▶ _DIRECTIONS_: Which lines fall between the line holding "Rebuild this diagram" and the line holding "Chart.register(...registerables);", inclusive? Retype them exactly, without the pictures, and add nothing else.

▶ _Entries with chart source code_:
┄┄┄┄┄┄┄┄┄┄┄┄┄┄┄┄┄┄┄┄

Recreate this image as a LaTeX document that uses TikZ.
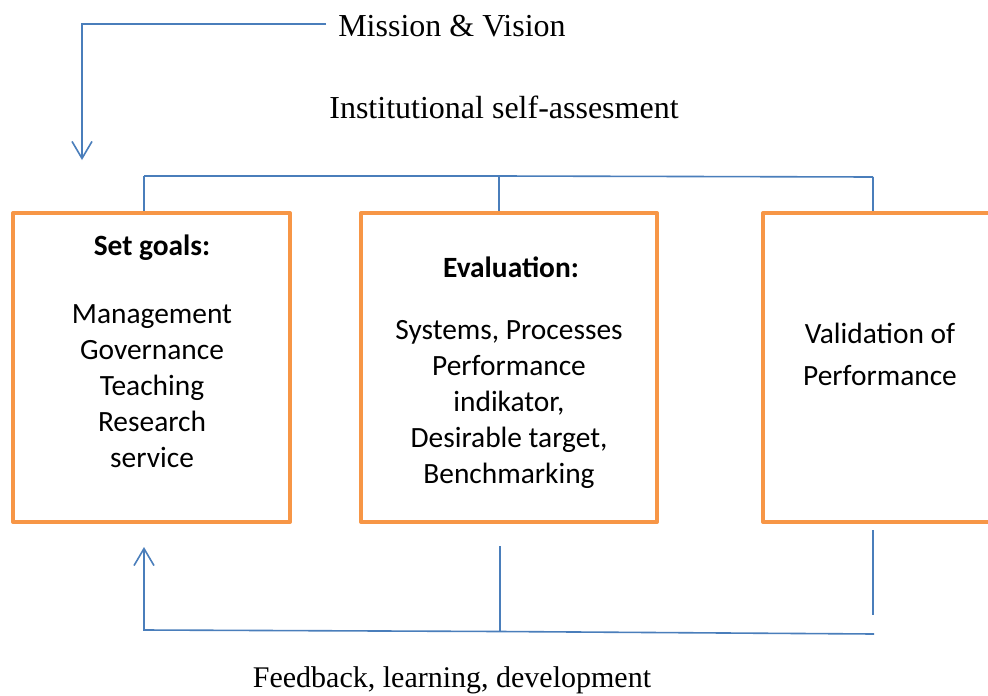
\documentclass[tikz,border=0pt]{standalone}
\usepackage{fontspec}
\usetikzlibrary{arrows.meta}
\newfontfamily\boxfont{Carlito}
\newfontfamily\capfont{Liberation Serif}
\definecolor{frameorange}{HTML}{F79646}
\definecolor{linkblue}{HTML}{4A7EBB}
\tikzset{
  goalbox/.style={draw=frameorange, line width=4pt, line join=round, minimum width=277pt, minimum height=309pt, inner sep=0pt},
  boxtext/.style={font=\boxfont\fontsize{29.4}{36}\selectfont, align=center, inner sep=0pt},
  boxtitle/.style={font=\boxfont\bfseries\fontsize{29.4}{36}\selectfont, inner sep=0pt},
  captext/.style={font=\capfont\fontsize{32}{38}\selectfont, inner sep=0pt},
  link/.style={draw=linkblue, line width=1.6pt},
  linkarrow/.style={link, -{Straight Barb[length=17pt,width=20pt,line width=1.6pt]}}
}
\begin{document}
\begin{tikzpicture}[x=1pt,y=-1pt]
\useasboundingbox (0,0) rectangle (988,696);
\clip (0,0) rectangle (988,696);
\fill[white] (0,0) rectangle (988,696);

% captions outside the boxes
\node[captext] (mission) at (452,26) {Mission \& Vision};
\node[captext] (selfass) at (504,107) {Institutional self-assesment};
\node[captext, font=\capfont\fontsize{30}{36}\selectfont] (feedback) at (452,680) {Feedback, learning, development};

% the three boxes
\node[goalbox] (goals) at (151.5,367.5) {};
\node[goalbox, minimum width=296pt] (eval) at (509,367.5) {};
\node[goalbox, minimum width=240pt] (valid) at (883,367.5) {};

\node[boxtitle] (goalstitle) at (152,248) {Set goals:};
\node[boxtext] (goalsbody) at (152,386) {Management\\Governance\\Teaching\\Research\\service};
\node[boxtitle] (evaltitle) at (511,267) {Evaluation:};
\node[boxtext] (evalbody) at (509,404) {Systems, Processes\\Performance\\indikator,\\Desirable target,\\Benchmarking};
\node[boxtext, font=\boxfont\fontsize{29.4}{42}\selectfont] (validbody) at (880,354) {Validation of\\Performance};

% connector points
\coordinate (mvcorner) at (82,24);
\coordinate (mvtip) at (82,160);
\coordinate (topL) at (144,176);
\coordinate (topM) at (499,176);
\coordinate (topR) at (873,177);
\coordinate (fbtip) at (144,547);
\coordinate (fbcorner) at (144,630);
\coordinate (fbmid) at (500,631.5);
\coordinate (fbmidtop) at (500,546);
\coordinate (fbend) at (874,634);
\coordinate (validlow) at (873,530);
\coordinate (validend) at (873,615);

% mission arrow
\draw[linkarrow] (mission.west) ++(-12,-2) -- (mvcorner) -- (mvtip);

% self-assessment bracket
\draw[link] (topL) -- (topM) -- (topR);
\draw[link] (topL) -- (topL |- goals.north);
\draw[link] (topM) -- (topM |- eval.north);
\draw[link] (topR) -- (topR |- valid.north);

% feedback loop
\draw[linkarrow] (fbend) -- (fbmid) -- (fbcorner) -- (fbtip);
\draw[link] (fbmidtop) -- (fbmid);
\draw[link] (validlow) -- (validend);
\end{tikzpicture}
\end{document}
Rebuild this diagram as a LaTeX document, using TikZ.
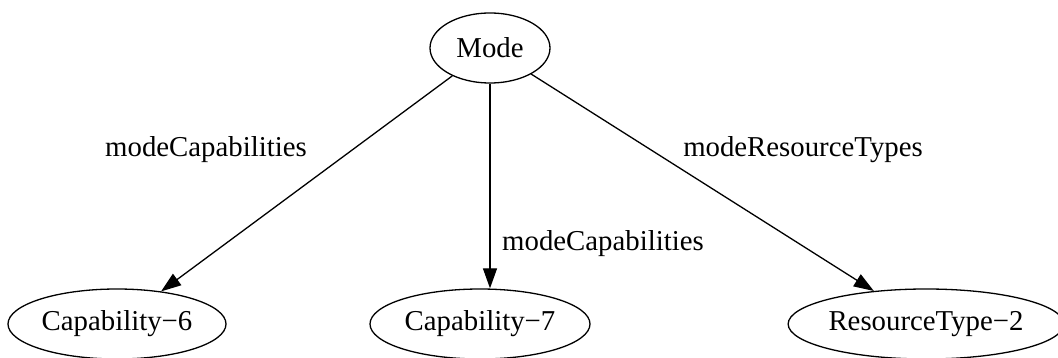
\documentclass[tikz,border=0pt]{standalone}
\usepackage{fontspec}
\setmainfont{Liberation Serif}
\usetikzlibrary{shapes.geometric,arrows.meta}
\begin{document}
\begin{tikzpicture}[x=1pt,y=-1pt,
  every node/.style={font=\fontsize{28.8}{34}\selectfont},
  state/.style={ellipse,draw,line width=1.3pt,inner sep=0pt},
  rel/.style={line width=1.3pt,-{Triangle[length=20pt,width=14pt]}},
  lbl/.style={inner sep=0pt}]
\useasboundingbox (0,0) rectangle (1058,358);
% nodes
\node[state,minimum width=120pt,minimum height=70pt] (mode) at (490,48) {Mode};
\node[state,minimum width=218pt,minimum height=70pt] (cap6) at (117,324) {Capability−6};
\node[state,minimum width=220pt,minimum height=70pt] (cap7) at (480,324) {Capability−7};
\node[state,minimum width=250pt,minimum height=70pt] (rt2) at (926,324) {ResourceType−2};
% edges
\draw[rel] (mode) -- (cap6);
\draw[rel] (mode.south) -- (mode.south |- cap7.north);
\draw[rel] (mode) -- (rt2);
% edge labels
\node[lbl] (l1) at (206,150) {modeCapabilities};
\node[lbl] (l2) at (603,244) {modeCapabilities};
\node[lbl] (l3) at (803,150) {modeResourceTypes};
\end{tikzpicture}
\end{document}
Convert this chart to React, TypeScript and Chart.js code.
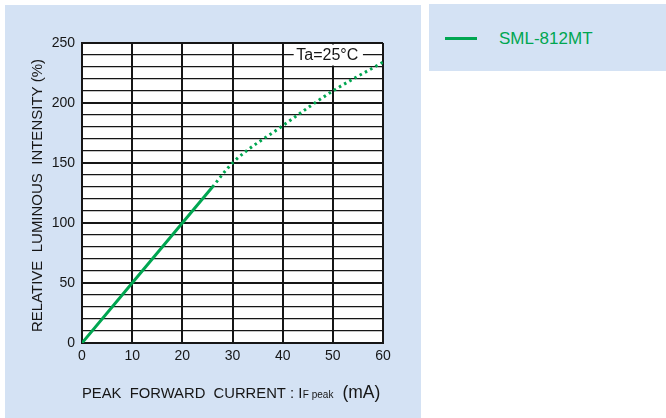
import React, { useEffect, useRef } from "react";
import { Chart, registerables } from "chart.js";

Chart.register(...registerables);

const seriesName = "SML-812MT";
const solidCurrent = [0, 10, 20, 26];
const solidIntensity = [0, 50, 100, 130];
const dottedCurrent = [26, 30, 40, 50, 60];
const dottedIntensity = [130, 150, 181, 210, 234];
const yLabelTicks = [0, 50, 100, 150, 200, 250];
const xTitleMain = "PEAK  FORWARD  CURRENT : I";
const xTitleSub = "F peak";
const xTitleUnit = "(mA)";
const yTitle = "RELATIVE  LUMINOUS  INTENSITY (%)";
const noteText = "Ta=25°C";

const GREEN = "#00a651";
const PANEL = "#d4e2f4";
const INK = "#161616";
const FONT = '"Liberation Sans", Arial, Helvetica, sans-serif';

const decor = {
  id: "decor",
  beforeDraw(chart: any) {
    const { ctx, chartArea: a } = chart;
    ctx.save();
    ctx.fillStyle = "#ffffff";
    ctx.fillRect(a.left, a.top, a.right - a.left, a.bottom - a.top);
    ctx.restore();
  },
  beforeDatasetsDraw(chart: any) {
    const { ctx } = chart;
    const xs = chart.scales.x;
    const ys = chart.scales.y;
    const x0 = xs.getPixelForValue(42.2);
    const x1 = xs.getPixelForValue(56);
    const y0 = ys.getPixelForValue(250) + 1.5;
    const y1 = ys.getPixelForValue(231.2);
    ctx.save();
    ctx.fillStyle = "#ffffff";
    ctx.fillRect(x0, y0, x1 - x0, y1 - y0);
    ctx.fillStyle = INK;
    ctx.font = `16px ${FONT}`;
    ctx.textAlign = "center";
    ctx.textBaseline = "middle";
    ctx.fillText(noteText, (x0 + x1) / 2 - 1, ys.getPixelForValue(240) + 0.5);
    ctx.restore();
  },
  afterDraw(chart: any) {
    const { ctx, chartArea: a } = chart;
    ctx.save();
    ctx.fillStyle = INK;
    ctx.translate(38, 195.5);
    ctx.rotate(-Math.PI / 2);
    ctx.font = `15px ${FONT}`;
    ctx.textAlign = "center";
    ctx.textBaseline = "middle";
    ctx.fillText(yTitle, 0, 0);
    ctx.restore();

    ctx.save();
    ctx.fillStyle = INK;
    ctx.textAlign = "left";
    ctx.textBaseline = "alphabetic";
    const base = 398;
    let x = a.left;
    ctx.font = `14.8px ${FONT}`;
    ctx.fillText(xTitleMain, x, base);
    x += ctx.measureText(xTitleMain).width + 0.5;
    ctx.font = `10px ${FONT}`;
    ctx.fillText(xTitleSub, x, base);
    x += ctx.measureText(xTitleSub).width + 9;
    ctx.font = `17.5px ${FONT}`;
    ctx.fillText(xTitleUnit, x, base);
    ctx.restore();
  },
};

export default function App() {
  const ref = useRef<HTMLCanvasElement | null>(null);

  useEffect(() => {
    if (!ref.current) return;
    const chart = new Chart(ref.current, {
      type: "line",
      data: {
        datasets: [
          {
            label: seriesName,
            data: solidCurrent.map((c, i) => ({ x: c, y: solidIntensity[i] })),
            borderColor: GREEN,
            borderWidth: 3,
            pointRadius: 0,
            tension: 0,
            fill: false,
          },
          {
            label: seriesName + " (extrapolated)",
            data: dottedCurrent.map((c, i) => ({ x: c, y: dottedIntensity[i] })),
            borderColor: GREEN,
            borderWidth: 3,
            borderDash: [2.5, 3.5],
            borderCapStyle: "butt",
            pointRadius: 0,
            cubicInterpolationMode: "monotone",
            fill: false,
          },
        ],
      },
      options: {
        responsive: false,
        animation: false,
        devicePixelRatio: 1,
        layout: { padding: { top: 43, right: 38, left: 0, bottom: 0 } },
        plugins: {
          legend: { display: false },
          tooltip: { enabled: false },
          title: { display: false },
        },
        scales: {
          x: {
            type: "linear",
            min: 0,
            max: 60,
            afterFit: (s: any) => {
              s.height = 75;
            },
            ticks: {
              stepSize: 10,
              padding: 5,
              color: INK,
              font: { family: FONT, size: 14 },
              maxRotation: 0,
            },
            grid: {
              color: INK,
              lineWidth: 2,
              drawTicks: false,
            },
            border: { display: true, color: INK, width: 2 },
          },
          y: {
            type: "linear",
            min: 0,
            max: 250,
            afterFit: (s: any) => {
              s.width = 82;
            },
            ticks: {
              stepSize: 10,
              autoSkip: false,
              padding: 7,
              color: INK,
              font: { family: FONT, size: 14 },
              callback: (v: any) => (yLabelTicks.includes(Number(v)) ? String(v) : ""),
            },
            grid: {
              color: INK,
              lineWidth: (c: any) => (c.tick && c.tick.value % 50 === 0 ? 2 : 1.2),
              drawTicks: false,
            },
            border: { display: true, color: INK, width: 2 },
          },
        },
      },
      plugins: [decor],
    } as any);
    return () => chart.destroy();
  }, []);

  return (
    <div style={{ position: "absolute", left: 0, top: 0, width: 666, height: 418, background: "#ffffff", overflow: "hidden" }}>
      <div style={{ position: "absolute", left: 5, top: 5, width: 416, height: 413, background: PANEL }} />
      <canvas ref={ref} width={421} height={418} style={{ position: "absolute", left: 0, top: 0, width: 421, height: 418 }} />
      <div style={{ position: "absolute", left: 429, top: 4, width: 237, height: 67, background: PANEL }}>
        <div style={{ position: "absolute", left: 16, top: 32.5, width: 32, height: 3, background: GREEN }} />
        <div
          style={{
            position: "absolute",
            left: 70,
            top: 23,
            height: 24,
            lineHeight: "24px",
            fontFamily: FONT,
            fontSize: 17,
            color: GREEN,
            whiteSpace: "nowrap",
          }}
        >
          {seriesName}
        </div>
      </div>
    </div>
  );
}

┄┄┄┄┄┄┄┄┄┄┄┄┄┄┄┄┄┄┄┄

▶ _THE RESULT_:
Rebuild this diagram as a LaTeX document, using TikZ.
\documentclass[tikz,border=0pt]{standalone}
\usepackage{fontspec}
\setmainfont{Liberation Serif}
\usetikzlibrary{shapes.geometric,arrows.meta}
\begin{document}
\begin{tikzpicture}[x=1pt,y=-1pt,
  every node/.style={font=\fontsize{28.8}{34}\selectfont},
  state/.style={ellipse,draw,line width=1.3pt,inner sep=0pt},
  rel/.style={line width=1.3pt,-{Triangle[length=20pt,width=14pt]}},
  lbl/.style={inner sep=0pt}]
\useasboundingbox (0,0) rectangle (1058,358);
% nodes
\node[state,minimum width=120pt,minimum height=70pt] (mode) at (490,48) {Mode};
\node[state,minimum width=218pt,minimum height=70pt] (cap6) at (117,324) {Capability−6};
\node[state,minimum width=220pt,minimum height=70pt] (cap7) at (480,324) {Capability−7};
\node[state,minimum width=250pt,minimum height=70pt] (rt2) at (926,324) {ResourceType−2};
% edges
\draw[rel] (mode) -- (cap6);
\draw[rel] (mode.south) -- (mode.south |- cap7.north);
\draw[rel] (mode) -- (rt2);
% edge labels
\node[lbl] (l1) at (206,150) {modeCapabilities};
\node[lbl] (l2) at (603,244) {modeCapabilities};
\node[lbl] (l3) at (803,150) {modeResourceTypes};
\end{tikzpicture}
\end{document}
Convert this chart to React, TypeScript and Chart.js code.
import React, { useEffect, useRef } from "react";
import { Chart, registerables } from "chart.js";

Chart.register(...registerables);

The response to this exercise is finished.